*What you need to do*: Leaving out every picture, retype the lines below from the top through the one that contains "fig = go.Figure()".

*Supplied material*:
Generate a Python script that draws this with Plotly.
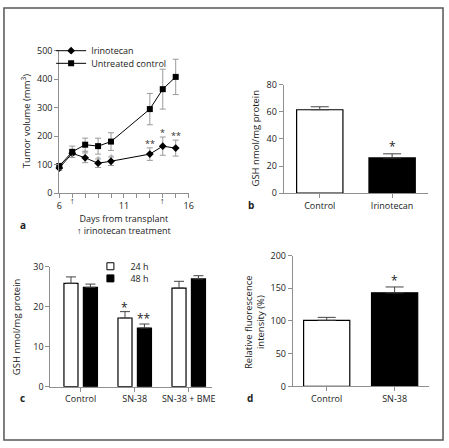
import plotly.graph_objects as go

# ---------------- data ----------------
days = [6, 7, 8, 9, 10, 13, 14, 15]
irinotecan = [88, 140, 124, 105, 112, 137, 165, 158]
irinotecan_err = [8, 8, 17, 15, 15, 22, 32, 28]
control = [95, 145, 170, 165, 181, 295, 365, 408]
control_err = [10, 20, 23, 28, 31, 55, 70, 62]
sig_a = ["", "", "*", "*", "*", "**", "*", "**"]
sig_a_gray = [False, False, True, True, True, False, False, False]
treatment_days = [7, 14]
a_xticks = [6, 11, 16]

b_cats = ["Control", "Irinotecan"]
b_gsh = [61.5, 26]
b_err = [2.2, 3]
b_sig = ["", "*"]

c_groups = ["Control", "SN-38", "SN-38 + BME"]
c_24h = [25.9, 17.2, 24.7]
c_24h_err = [1.6, 1.6, 1.7]
c_48h = [24.9, 14.7, 27.0]
c_48h_err = [0.8, 1.0, 0.8]
c_sig_24h = ["", "*", ""]
c_sig_48h = ["", "**", ""]

d_cats = ["Control", "SN-38"]
d_fluor = [101, 143]
d_err = [4.5, 9]
d_sig = ["", "*"]

# ---------------- style ----------------
W, H = 449, 448
FONT = "Open Sans"
TXT = "#222222"
AX = "#8f8f8f"


def px_x(p):
    return p / W


def px_y(p):
    return 1 - p / H


fig = go.Figure()

# Panel a
fig.add_trace(go.Scatter(
    x=days, y=irinotecan, name="Irinotecan", mode="lines+markers",
    line=dict(color="black", width=1),
    marker=dict(symbol="diamond", size=6, color="black"),
    error_y=dict(type="data", array=irinotecan_err, color="#9a9a9a", thickness=1, width=3),
    xaxis="x", yaxis="y", legend="legend", cliponaxis=False))
fig.add_trace(go.Scatter(
    x=days, y=control, name="Untreated control", mode="lines+markers",
    line=dict(color="black", width=1),
    marker=dict(symbol="square", size=6, color="black"),
    error_y=dict(type="data", array=control_err, color="#9a9a9a", thickness=1, width=3),
    xaxis="x", yaxis="y", legend="legend3", cliponaxis=False))

# Panel b
fig.add_trace(go.Bar(
    x=b_cats, y=b_gsh, width=0.64,
    marker=dict(color=["white", "black"], line=dict(color="black", width=1.2)),
    error_y=dict(type="data", symmetric=False, array=b_err, arrayminus=[0, 0],
                 color="#444", thickness=1, width=9),
    xaxis="x2", yaxis="y2", showlegend=False))

# Panel c
c_idx = list(range(len(c_groups)))
fig.add_trace(go.Bar(
    x=c_idx, y=c_24h, width=0.26, offset=-0.31,
    marker=dict(color="white", line=dict(color="black", width=1.2)),
    error_y=dict(type="data", symmetric=False, array=c_24h_err, arrayminus=[0] * 3,
                 color="#444", thickness=1, width=5),
    xaxis="x3", yaxis="y3", showlegend=False))
fig.add_trace(go.Bar(
    x=c_idx, y=c_48h, width=0.26, offset=0.05,
    marker=dict(color="black", line=dict(color="black", width=1.2)),
    error_y=dict(type="data", symmetric=False, array=c_48h_err, arrayminus=[0] * 3,
                 color="#444", thickness=1, width=5),
    xaxis="x3", yaxis="y3", showlegend=False))
fig.add_trace(go.Scatter(
    x=[None], y=[None], mode="markers", name="24 h",
    marker=dict(symbol="square", size=7, color="white", line=dict(color="black", width=1)),
    xaxis="x3", yaxis="y3", legend="legend2"))
fig.add_trace(go.Scatter(
    x=[None], y=[None], mode="markers", name="48 h",
    marker=dict(symbol="square", size=7, color="black", line=dict(color="black", width=1)),
    xaxis="x3", yaxis="y3", legend="legend4"))

# Panel d
fig.add_trace(go.Bar(
    x=d_cats, y=d_fluor, width=0.68,
    marker=dict(color=["white", "black"], line=dict(color="black", width=1.2)),
    error_y=dict(type="data", symmetric=False, array=d_err, arrayminus=[0, 0],
                 color="#444", thickness=1, width=9),
    xaxis="x4", yaxis="y4", showlegend=False))

axis_common = dict(
    showline=True, linecolor=AX, linewidth=1, ticks="outside", ticklen=4,
    tickcolor=AX, tickwidth=1, showgrid=False, zeroline=False,
    tickfont=dict(family=FONT, size=9, color=TXT), fixedrange=True)

annotations = []
shapes = []


def leg(x, y, size=9.5):
    return dict(x=px_x(x), y=px_y(y), xanchor="left", yanchor="middle",
                bgcolor="rgba(0,0,0,0)", font=dict(family=FONT, size=size, color=TXT),
                itemwidth=30)


layout = dict(
    width=W, height=H, autosize=False,
    margin=dict(l=0, r=0, t=0, b=0),
    paper_bgcolor="white", plot_bgcolor="white",
    font=dict(family=FONT, size=9, color=TXT),
    barmode="overlay",
    xaxis=dict(domain=[px_x(57.3), px_x(189)], range=[6, 16],
               tickvals=a_xticks, anchor="y",
               minor=dict(dtick=1, ticks="outside", ticklen=4, tickcolor=AX),
               **axis_common),
    yaxis=dict(domain=[px_y(191.7), px_y(45)], range=[0, 500], dtick=100,
               anchor="x", **axis_common),
    xaxis2=dict(domain=[px_x(285.7), px_x(433)], range=[-0.5, 1.5],
                anchor="y2", **axis_common),
    yaxis2=dict(domain=[px_y(191.7), px_y(80)], range=[0, 80], dtick=20,
                anchor="x2", **axis_common),
    xaxis3=dict(domain=[px_x(48.3), px_x(213.3)], range=[-0.56, 2.44],
                tickvals=c_idx, ticktext=c_groups, anchor="y3", **axis_common),
    yaxis3=dict(domain=[px_y(391), px_y(267.7)], range=[0, 30], dtick=10,
                anchor="x3", **axis_common),
    xaxis4=dict(domain=[px_x(295), px_x(433.3)], range=[-0.5, 1.5],
                anchor="y4", **axis_common),
    yaxis4=dict(domain=[px_y(390.7), px_y(256)], range=[0, 200], dtick=50,
                anchor="x4", **axis_common),
    legend=leg(49, 45, 9),
    legend3=leg(49, 58, 9),
    legend2=leg(89, 267, 9),
    legend4=leg(89, 279.5, 9),
)

# significance in panel a
for d, v, e, s, g in zip(days, irinotecan, irinotecan_err, sig_a, sig_a_gray):
    if s:
        annotations.append(dict(
            x=d, y=v + e, xref="x", yref="y", text=s, showarrow=False,
            yanchor="bottom", yshift=-4 if not g else -6,
            font=dict(family=FONT, size=9 if not g else 8, color="#333" if not g else "#999")))

# treatment arrows
for t in treatment_days:
    annotations.append(dict(
        x=t, y=px_y(199), xref="x", yref="paper", text="↑", showarrow=False,
        xanchor="center", yanchor="middle",
        font=dict(family=FONT, size=9, color=TXT)))


def star(x, y, xref, yref, s, shift):
    annotations.append(dict(x=x, y=y, xref=xref, yref=yref, text=s,
                            showarrow=False, yanchor="bottom", yshift=shift,
                            font=dict(family=FONT, size=12, color=TXT)))


for c, v, e, s in zip(b_cats, b_gsh, b_err, b_sig):
    if s:
        star(c, v + e, "x2", "y2", s, -3)
for i, v, e, s in zip(c_idx, c_24h, c_24h_err, c_sig_24h):
    if s:
        star(i - 0.18, v + e, "x3", "y3", s, -6)
for i, v, e, s in zip(c_idx, c_48h, c_48h_err, c_sig_48h):
    if s:
        star(i + 0.18, v + e, "x3", "y3", s, -5)
for c, v, e, s in zip(d_cats, d_fluor, d_err, d_sig):
    if s:
        star(c, v + e, "x4", "y4", s, -4)


def label(text, x, y, angle=0, size=9.5, bold=False):
    annotations.append(dict(
        x=px_x(x), y=px_y(y), xref="paper", yref="paper",
        text=f"<b>{text}</b>" if bold else text, showarrow=False,
        textangle=angle, xanchor="center", yanchor="middle",
        font=dict(family=FONT, size=size, color=TXT)))


label("Tumor volume (mm<sup>3</sup>)", 23, 118, angle=-90)
label("Days from transplant<br>↑ irinotecan treatment", 123, 224, size=9)
label("GSH nmol/mg protein", 257, 135, angle=-90)
label("GSH nmol/mg protein", 14, 329, angle=-90)
label("Relative fluorescence<br>intensity (%)", 256, 324, angle=-90)
label("a", 20, 225, size=10, bold=True)
label("b", 253, 204, size=10, bold=True)
label("c", 20, 403, size=10, bold=True)
label("d", 251, 403, size=10, bold=True)

shapes.append(dict(type="rect", xref="paper", yref="paper",
                   x0=px_x(1), x1=px_x(448), y0=px_y(446), y1=px_y(1),
                   line=dict(color="#555", width=1.5)))

layout["annotations"] = annotations
layout["shapes"] = shapes
fig.update_layout(**layout)

fig.write_html("out.html", config={"displayModeBar": False},
               post_script="document.body.style.margin='0';document.body.style.overflow='hidden';")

*Full response*:
Generate a Python script that draws this with Plotly.
import plotly.graph_objects as go

# ---------------- data ----------------
days = [6, 7, 8, 9, 10, 13, 14, 15]
irinotecan = [88, 140, 124, 105, 112, 137, 165, 158]
irinotecan_err = [8, 8, 17, 15, 15, 22, 32, 28]
control = [95, 145, 170, 165, 181, 295, 365, 408]
control_err = [10, 20, 23, 28, 31, 55, 70, 62]
sig_a = ["", "", "*", "*", "*", "**", "*", "**"]
sig_a_gray = [False, False, True, True, True, False, False, False]
treatment_days = [7, 14]
a_xticks = [6, 11, 16]

b_cats = ["Control", "Irinotecan"]
b_gsh = [61.5, 26]
b_err = [2.2, 3]
b_sig = ["", "*"]

c_groups = ["Control", "SN-38", "SN-38 + BME"]
c_24h = [25.9, 17.2, 24.7]
c_24h_err = [1.6, 1.6, 1.7]
c_48h = [24.9, 14.7, 27.0]
c_48h_err = [0.8, 1.0, 0.8]
c_sig_24h = ["", "*", ""]
c_sig_48h = ["", "**", ""]

d_cats = ["Control", "SN-38"]
d_fluor = [101, 143]
d_err = [4.5, 9]
d_sig = ["", "*"]

# ---------------- style ----------------
W, H = 449, 448
FONT = "Open Sans"
TXT = "#222222"
AX = "#8f8f8f"


def px_x(p):
    return p / W


def px_y(p):
    return 1 - p / H


fig = go.Figure()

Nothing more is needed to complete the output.